Re: Zooey rediscovered

Brendan McKennedy (suburbantourist@hotmail.com)
Sun, 18 Jan 1998 20:23:00 -0800 (PST)

>Date: Sun, 18 Jan 1998 12:12:37 -0500 (EST)
 In Salinger's quest
>for us to admire and want to emulate the spiritual purity and
>prayerfulness of the Glasses, he loses the necessary objectivity 
required
>to write fully fleshed out characters. Bawer states, "Salinger is more
>interested in having a family of incurable childlike adults to play 
with
>on paper than he is in trying to figure out how people like that 
*really*
>get to be that way or how they they might manage to become (horrors!)
>emotionally healthy adults." 
>

>does Salinger's preoccupation with them point to
>his own level of immaturity? 
>Do we all just need to 'grow up'?

>the last we've heard of the Glass family, no one else has.
>And what does 'growing up" mean in this case?
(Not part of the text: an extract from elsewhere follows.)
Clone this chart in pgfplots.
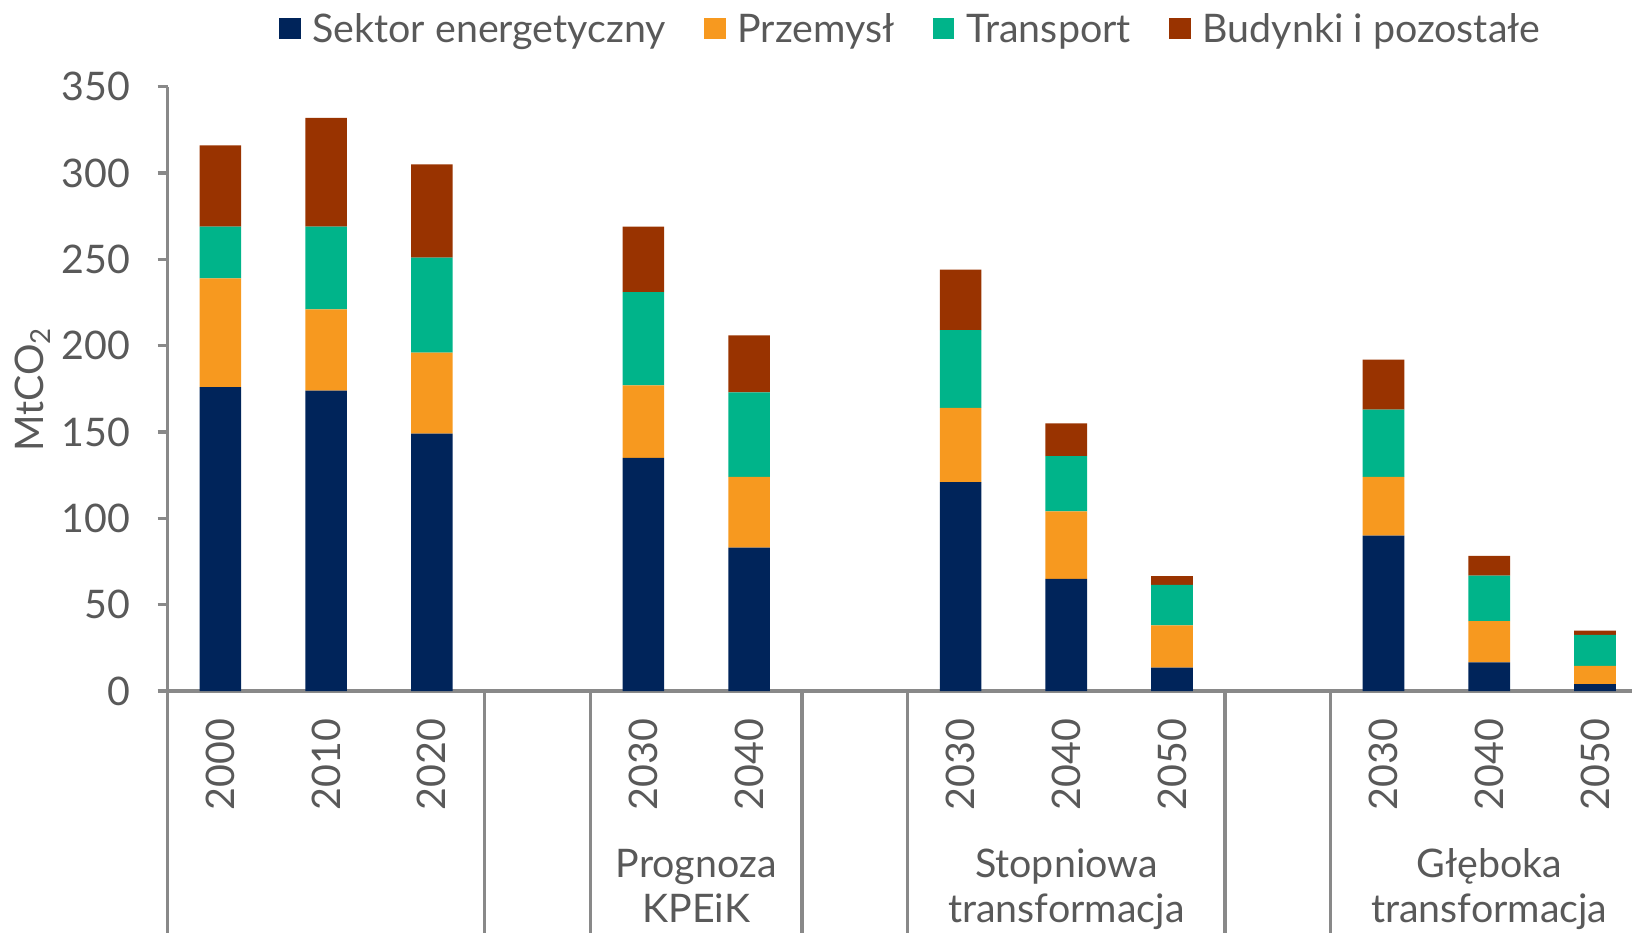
\documentclass[border=0pt]{standalone}
\usepackage{fontspec}
\setmainfont{Lato}
\usepackage{pgfplots}
\pgfplotsset{compat=1.18}
\usepackage{pgfplotstable}
\definecolor{c1}{HTML}{00245A}
\definecolor{c2}{HTML}{F7991F}
\definecolor{c3}{HTML}{00B48A}
\definecolor{c4}{HTML}{993300}
\definecolor{txt}{HTML}{595959}
\definecolor{axc}{HTML}{898989}

\pgfplotstableread{
x s p t b
0 176 63 30 47
1 174 47 48 63
2 149 47 55 54
4 135 42 54 38
5 83 41 49 33
7 121 43 45 35
8 65 39 32 19
9 13.5 24.5 23.5 5
11 90 34 39 29
12 16.6 23.9 26.3 11.4
13 4 10.5 18 2.5
}\data

\begin{document}
\begin{tikzpicture}[font=\fontsize{11.2}{13.5}\selectfont]
\useasboundingbox (0,0) rectangle (163.2mm,93.2mm);
\begin{axis}[
  at={(16.75mm,24.1mm)}, anchor=south west, scale only axis,
  width=149.1mm, height=60.43mm,
  xmin=-0.5, xmax=13.6, ymin=0, ymax=350,
  ybar stacked, bar width=4.17mm,
  clip=false,
  axis x line*=bottom, axis y line*=left,
  axis line style={axc, line width=0.9pt},
  every tick label/.append style={text=txt, font=\fontsize{11.2}{13.5}\selectfont},
  /pgf/number format/assume math mode=true,
  ytick={0,50,...,350},
  tick align=outside, major tick length=1mm,
  ytick style={axc, line width=0.9pt},
  xtick={0,1,2,4,5,7,8,9,11,12,13},
  xticklabels={2000,2010,2020,2030,2040,2030,2040,2050,2030,2040,2050},
  xtick style={draw=none},
  xticklabel style={rotate=90, anchor=east, inner sep=0pt, xshift=-1.7mm},
  yticklabel style={anchor=east, inner sep=0pt, xshift=-2.65mm},
  ylabel={MtCO\textsubscript{2}},
  ylabel style={at={(axis description cs:0,0.5)}, anchor=center, yshift=13.5mm, text=txt, inner sep=0pt},
  legend columns=4,
  legend style={at={(0,1)}, anchor=west, xshift=11.15mm, yshift=5.57mm,
    draw=none, fill=none, inner sep=0pt, outer sep=0pt,
    nodes={inner sep=0pt, text=txt},
    /tikz/every even column/.append style={column sep=3.85mm},
    /tikz/every odd column/.append style={column sep=1.2mm}},
  legend image code/.code={\fill[#1] (0mm,-0.85mm) rectangle (2.15mm,1.25mm);},
]
\addplot[fill=c1, draw=none] table[x=x, y=s] {\data};
\addplot[fill=c2, draw=none] table[x=x, y=p] {\data};
\addplot[fill=c3, draw=none] table[x=x, y=t] {\data};
\addplot[fill=c4, draw=none] table[x=x, y=b] {\data};
\legend{Sektor energetyczny, Przemysł, Transport, Budynki i pozostałe}

\pgfplotsinvokeforeach{-0.5,2.5,3.5,5.5,6.5,9.5,10.5}{
  \draw[axc, line width=0.9pt] (axis cs:#1,0) -- ([yshift=-26mm]axis cs:#1,0);
}
\node[anchor=base, text=txt, yshift=-18.6mm] at (axis cs:4.5,0) {Prognoza};
\node[anchor=base, text=txt, yshift=-23.1mm] at (axis cs:4.5,0) {KPEiK};
\node[anchor=base, text=txt, yshift=-18.6mm] at (axis cs:8,0) {Stopniowa};
\node[anchor=base, text=txt, yshift=-23.1mm] at (axis cs:8,0) {transformacja};
\node[anchor=base, text=txt, yshift=-18.6mm] at (axis cs:12,0) {Głęboka};
\node[anchor=base, text=txt, yshift=-23.1mm] at (axis cs:12,0) {transformacja};
\end{axis}
\end{tikzpicture}
\end{document}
How does it help? 
>

I haven't read Franny and Zooey for awhile either, so I can't really 
talk about those exact stories right now.  I've been lucky enough, 
however, to have started reading Salinger as a teenager to have have 
Bananafish here to help me be aware of my feelings as I grow away from 
those years.

As I've grown older, my opinion of not only the characters has changed, 
but of Salinger's treatment of the characters as well.  I've started to 
think that perhaps he didn't intend--at first, anyway--his characters to 
be the bottom line on life.  I don't think he wanted to use his 
characters so much as examples of How We Should All Be as he wanted to 
use them to display a disturbed group of people.  
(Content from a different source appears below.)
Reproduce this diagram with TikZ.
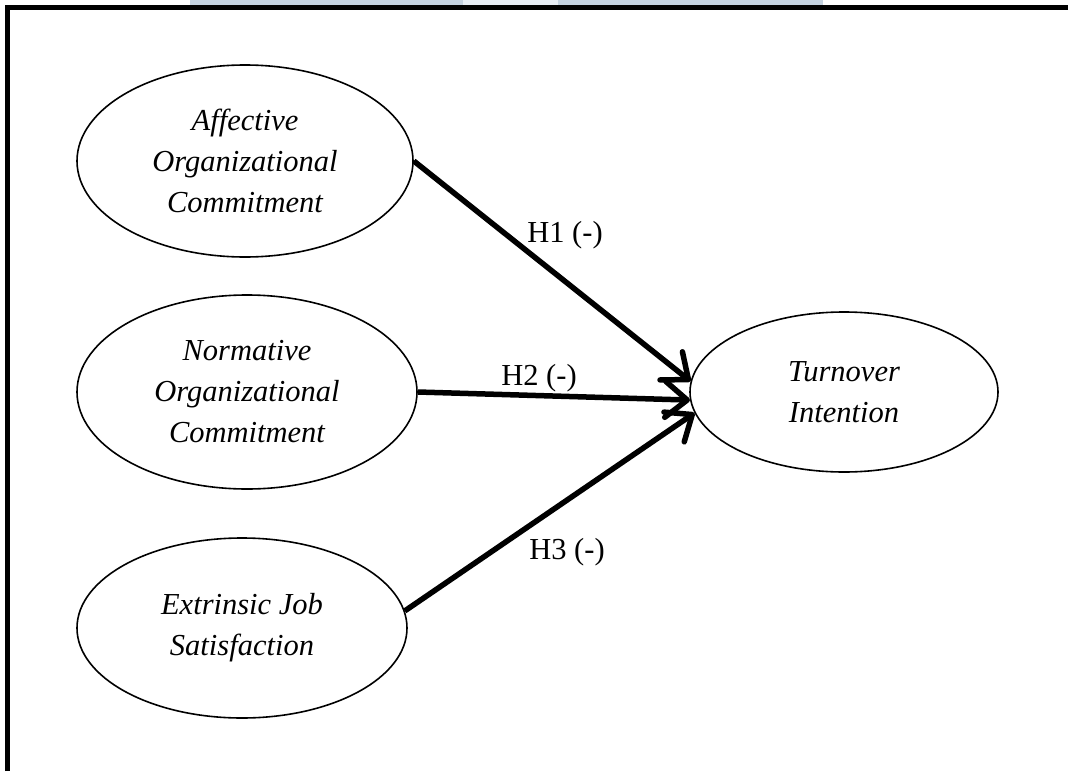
\documentclass[tikz,border=0pt]{standalone}
\usepackage{fontspec}
\setmainfont{Liberation Serif}
\usetikzlibrary{shapes.geometric,arrows.meta}
\definecolor{bandblue}{RGB}{196,210,224}
\definecolor{bandlight}{RGB}{232,238,245}
\begin{document}
\begin{tikzpicture}[x=1pt,y=-1pt,
  construct/.style={ellipse,draw,line width=1.6pt,inner sep=0pt,align=center,
    font=\fontsize{30.5}{41}\selectfont\itshape},
  hyp/.style={line width=5.5pt,-{Straight Barb[length=22pt,width=36pt,round]}},
  hlabel/.style={font=\fontsize{30.5}{36}\selectfont}]
\useasboundingbox (0,0) rectangle (1068,771);
% watermark strip and frame
\fill[bandblue] (190,0) rectangle (823,5);
\fill[bandlight] (463,0) rectangle (558,5);
\draw[line width=5pt,line join=miter] (7.5,771) -- (7.5,7.5) -- (1068,7.5);
% constructs
\node[construct,minimum width=336pt,minimum height=192pt] (affect) at (245,161) {Affective\\Organizational\\Commitment};
\node[construct,minimum width=340pt,minimum height=194pt] (norm) at (247,392) {Normative\\Organizational\\Commitment};
\node[construct,minimum width=330pt,minimum height=180pt] (extr) at (242,628) {Extrinsic Job\\Satisfaction};
\node[construct,minimum width=308pt,minimum height=160pt] (turn) at (844,392) {Turnover\\Intention};
% hypotheses
\draw[hyp] (affect.east) -- (turn.176);
\draw[hyp] (norm.east) -- (turn.183);
\draw[hyp] (extr.6) -- (turn.188);
\node[hlabel] (h1) at (565,235) {H1 (-)};
\node[hlabel] (h2) at (539,378) {H2 (-)};
\node[hlabel] (h3) at (567,552) {H3 (-)};
\end{tikzpicture}
\end{document}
Take Holden as an obvious example.  While he may not have had the 
precocious presence of mind that the Glasses did, he had the same sort 
of draw towards innocence and the purity of children.  But he is a very 
sick individual.  I don't think he is intended to be idolized in the way 
the I and the rest of the teenagers initially idolized him.  For 
instance, Holden tries to punch Stradlater's toothbrush, hoping it'll 
split his throat open.  Does that sound like an example that the author 
thinks we should follow?

Also, look at Uncle Wiggly.  In this story, Salinger seems to be telling 
us that good intentions and innocence eventually die, and the search for 
them after they have gone can only lead to a terrifying sense of 
nothingness--very similar to Catcher's theme.
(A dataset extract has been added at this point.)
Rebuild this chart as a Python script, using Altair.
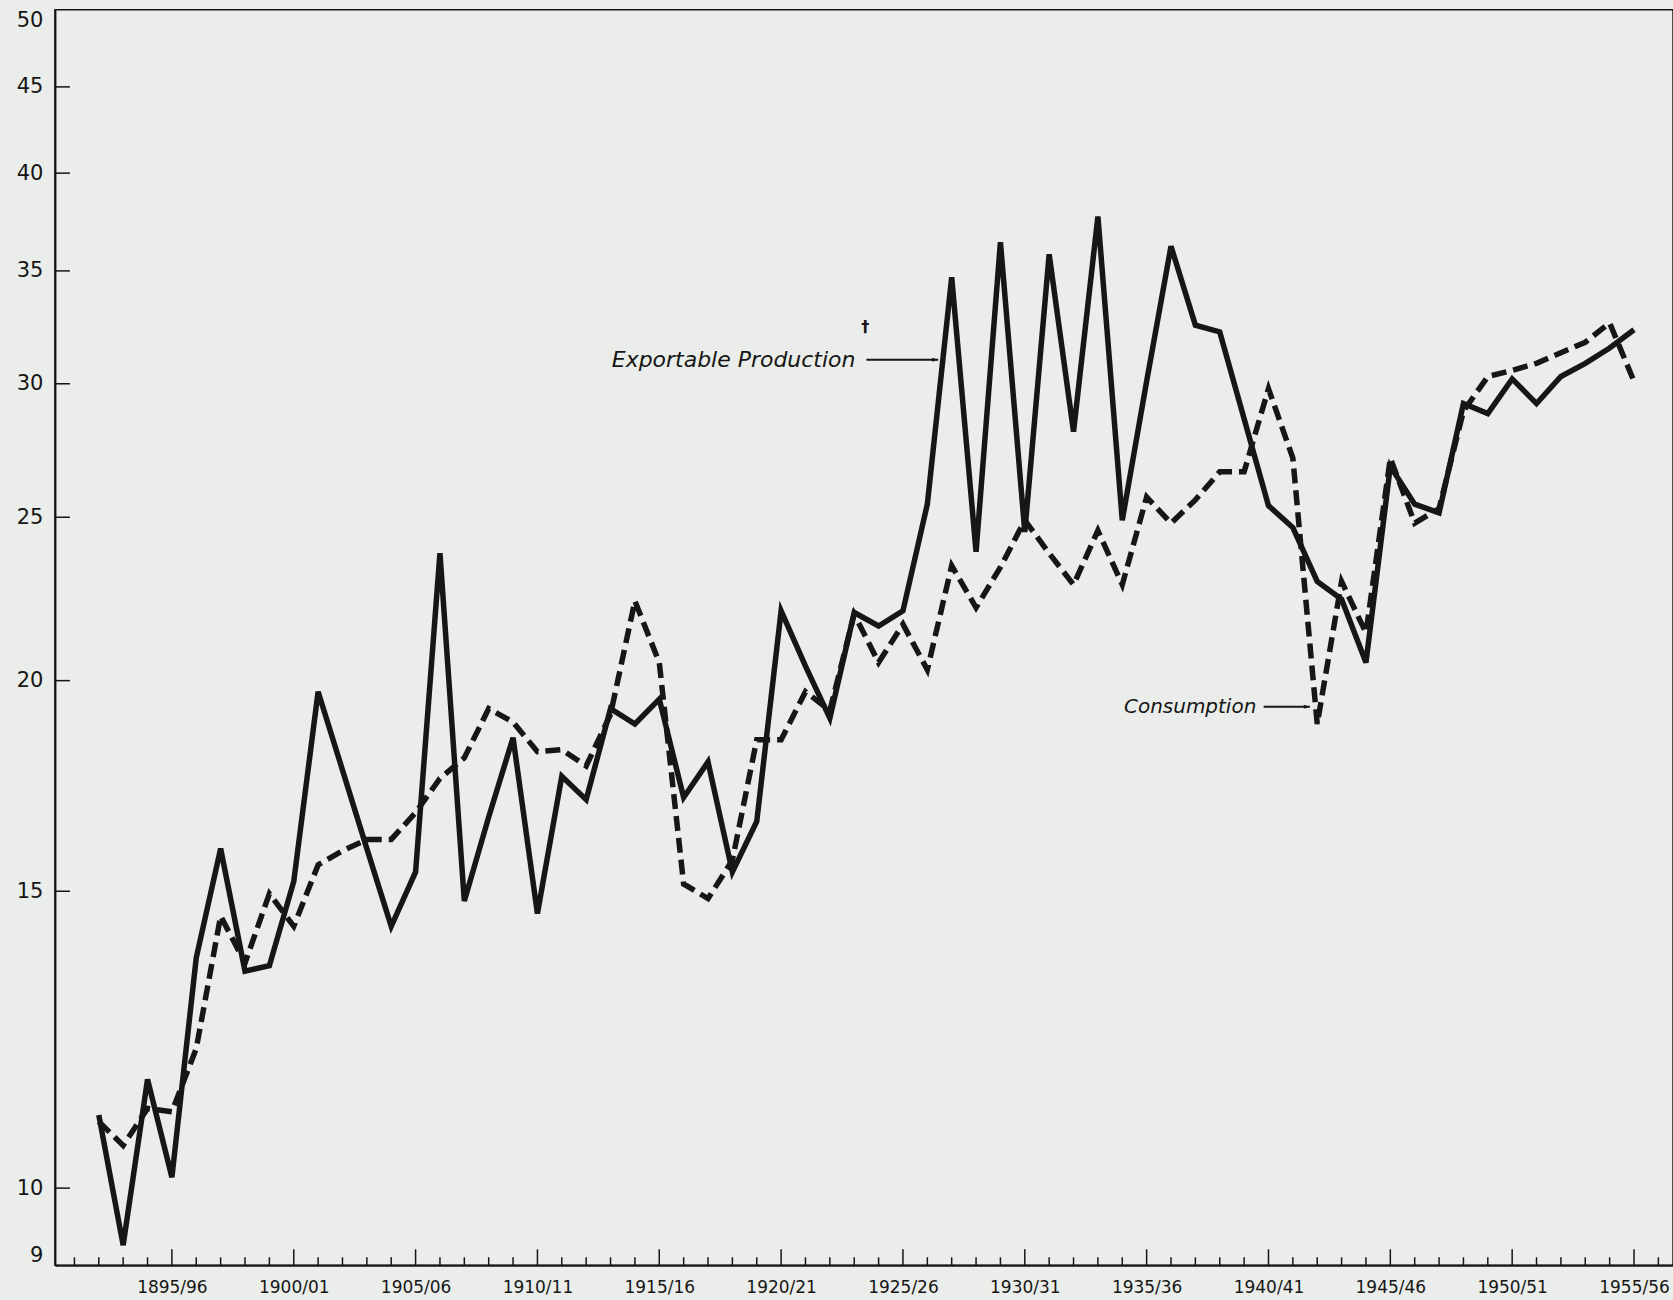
import altair as alt
import pandas as pd

# Crop years 1892/93 ... 1955/56 (keyed by the first calendar year)
years = list(range(1892, 1956))

exportable_production = [
    11.05, 9.25, 11.6, 10.15, 13.7, 15.9, 13.45, 13.55, 15.2, 19.7,
    17.7, 15.9, 14.3, 15.4, 23.8, 14.8, 16.6, 18.5, 14.55, 17.55,
    17.0, 19.25, 18.85, 19.5, 17.05, 17.9, 15.4, 16.5, 22.0, 20.4,
    19.0, 21.95, 21.55, 22.0, 25.45, 34.7, 23.85, 36.4, 24.5, 35.8,
    28.1, 37.7, 24.9, 30.1, 36.2, 32.5, 32.2, 28.6, 25.4, 24.65,
    22.9, 22.35, 20.5, 26.8, 25.45, 25.15, 29.2, 28.8, 30.2, 29.2,
    30.3, 30.85, 31.5, 32.3,
]

consumption = [
    10.95, 10.6, 11.15, 11.1, 12.1, 14.5, 13.6, 14.95, 14.3, 15.55,
    15.85, 16.1, 16.1, 16.7, 17.5, 18.0, 19.25, 18.9, 18.15, 18.2,
    17.8, 19.1, 22.3, 20.5, 15.15, 14.85, 15.65, 18.45, 18.45, 19.7,
    19.2, 21.9, 20.5, 21.6, 20.3, 23.4, 22.1, 23.35, 24.9, 23.8,
    22.8, 24.55, 22.8, 25.7, 24.8, 25.6, 26.6, 26.6, 29.8, 27.1,
    18.85, 22.9, 21.35, 27.1, 24.8, 25.3, 28.9, 30.3, 30.55, 30.85,
    31.3, 31.75, 32.6, 30.1,
]

# Axis labelling
x_label_years = [1895, 1900, 1905, 1910, 1915, 1920, 1925, 1930, 1935, 1940, 1945, 1950, 1955]
x_label_text = ["1895/96", "1900/01", "1905/06", "1910/11", "1915/16", "1920/21", "1925/26",
                "1930/31", "1935/36", "1940/41", "1945/46", "1950/51", "1955/56"]
year_ticks = list(range(1891, 1957))
y_label_values = [9, 10, 15, 20, 25, 30, 35, 40, 45, 50]
y_tick_values = [10, 15, 20, 25, 30, 35, 40, 45]

# Curve labels, their leader arrows and the footnote mark
label_text = ["Exportable Production", "Consumption"]
label_size = [22, 20]
label_year = [1923.05, 1939.5]
label_value = [31.0, 19.3]
arrow_from = [1923.5, 1939.8]
arrow_to = [1926.45, 1941.7]
dagger_year = [1923.45]
dagger_value = [32.4]

W, H = 1620, 1257
INK = "#161616"
PAPER = "#eaede9"
FONT = "DejaVu Sans"

x_scale = alt.Scale(domain=[1890.2, 1956.6], nice=False, zero=False)
y_scale = alt.Scale(type="log", domain=[9, 50], nice=False)

label_expr = " : ".join(
    f"datum.value == {y} ? '{t}'" for y, t in zip(x_label_years, x_label_text)
) + " : ''"

x_axis = alt.Axis(
    values=x_label_years, labelExpr=label_expr, title=None, grid=False,
    ticks=False, tickSize=0, domain=True, domainColor=INK, domainWidth=2,
    labelFont=FONT, labelFontSize=17, labelColor=INK, labelPadding=14,
    labelFlush=False,
)
y_axis = alt.Axis(
    values=y_label_values, format="d", title=None, grid=False,
    ticks=False, tickSize=0, domain=True, domainColor=INK, domainWidth=2,
    labelFont=FONT, labelFontSize=21, labelColor=INK, labelPadding=12,
    labelFlush=True,
)

series = pd.DataFrame({
    "year": years,
    "exportable": exportable_production,
    "consumption": consumption,
})

solid = alt.Chart(series).mark_line(
    color=INK, strokeWidth=5.5, strokeJoin="miter", strokeCap="butt"
).encode(
    x=alt.X("year:Q", scale=x_scale, axis=x_axis, title=None),
    y=alt.Y("exportable:Q", scale=y_scale, axis=y_axis, title=None),
)

dashed = alt.Chart(series).mark_line(
    color=INK, strokeWidth=5.5, strokeDash=[15, 7], strokeJoin="miter", strokeCap="butt"
).encode(
    x=alt.X("year:Q", title=None),
    y=alt.Y("consumption:Q", title=None),
)

# Year ticks along the bottom axis, pointing into the plot
tick_df = pd.DataFrame({"year": year_ticks})
minor_ticks = alt.Chart(tick_df).transform_filter(
    "datum.year % 5 != 0"
).mark_rule(color=INK, strokeWidth=1.5).encode(
    x=alt.X("year:Q", title=None), y=alt.value(H), y2=alt.value(H - 8)
)
major_ticks = alt.Chart(tick_df).transform_filter(
    "datum.year % 5 == 0"
).mark_rule(color=INK, strokeWidth=1.5).encode(
    x=alt.X("year:Q", title=None), y=alt.value(H), y2=alt.value(H - 16)
)

# Value ticks along the left axis, pointing into the plot
ytick_df = pd.DataFrame({"value": y_tick_values})
y_ticks = alt.Chart(ytick_df).mark_rule(color=INK, strokeWidth=1.5).encode(
    y=alt.Y("value:Q", title=None), x=alt.value(0), x2=alt.value(15)
)

labels_df = pd.DataFrame({
    "year": label_year, "value": label_value, "label": label_text, "size": label_size,
})
labels = alt.Chart(labels_df).mark_text(
    align="right", baseline="middle", font=FONT, fontStyle="italic", color=INK
).encode(
    x=alt.X("year:Q", title=None), y=alt.Y("value:Q", title=None), text="label:N",
    size=alt.Size("size:Q", scale=None, legend=None),
)

arrows_df = pd.DataFrame({"x0": arrow_from, "x1": arrow_to, "value": label_value})
arrow_shafts = alt.Chart(arrows_df).mark_rule(color=INK, strokeWidth=2).encode(
    x=alt.X("x0:Q", title=None), x2="x1:Q", y=alt.Y("value:Q", title=None)
)
arrow_heads = alt.Chart(arrows_df).mark_point(
    shape="M-1,-0.33L0,0L-1,0.33Z", filled=True, size=150, color=INK, opacity=1
).encode(
    x=alt.X("x1:Q", title=None), y=alt.Y("value:Q", title=None)
)

dagger_df = pd.DataFrame({"year": dagger_year, "value": dagger_value, "mark": ["\u2020"]})
dagger = alt.Chart(dagger_df).mark_text(
    font=FONT, fontSize=16, fontWeight="bold", color=INK, baseline="middle"
).encode(
    x=alt.X("year:Q", title=None), y=alt.Y("value:Q", title=None), text="mark:N"
)

chart = alt.layer(
    solid, dashed, minor_ticks, major_ticks, y_ticks,
    labels, arrow_shafts, arrow_heads, dagger,
).properties(
    width=W, height=H,
    autosize=alt.AutoSizeParams(type="none"),
    padding={"left": 55, "top": 9, "right": 0, "bottom": 34},
).configure(
    background=PAPER,
).configure_view(
    stroke=INK, strokeWidth=1.5, fill=None,
)

chart.save("out.html", embed_options={"renderer": "svg", "actions": False})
And there is always Teddy, where Salinger shows us a precocious young 
man and his younger sister, neither of whom are very Innocent people, at 
least Innocent in the way that Holden seems to believe that all children 
are Innocent.  Salinger's constant references to reincarnation, by 
association, refer to karma, which tells us that our loss of innocence 
in adulthood carries over into our "Innocent" childhood.

As for the Glass stories, I'm not sure that Seymour was meant at first 
to a sort of Avatar either.  If indeed he is always seen through Buddy's 
eyes, then he cannot help but be portrayed lovingly.  But there is much 
between the lines that sort of impugns Seymours sainthood.  Throwing a 
rock at Charlotte, for one example, as well as killing himself.  These 
traits, I think, have been canonized by Buddy and us, the Bananafishers, 
but not necessarily by Salinger himself.

Perhaps Salinger lost the objectivity.  Perhaps by always writing 
through Buddy's eyes, Salinger himself fell in love with his characters 
and therefore wasn't in a position to expose their mental illness as a 
not necessarily Good Thing.  

I don't know.  What do you all think?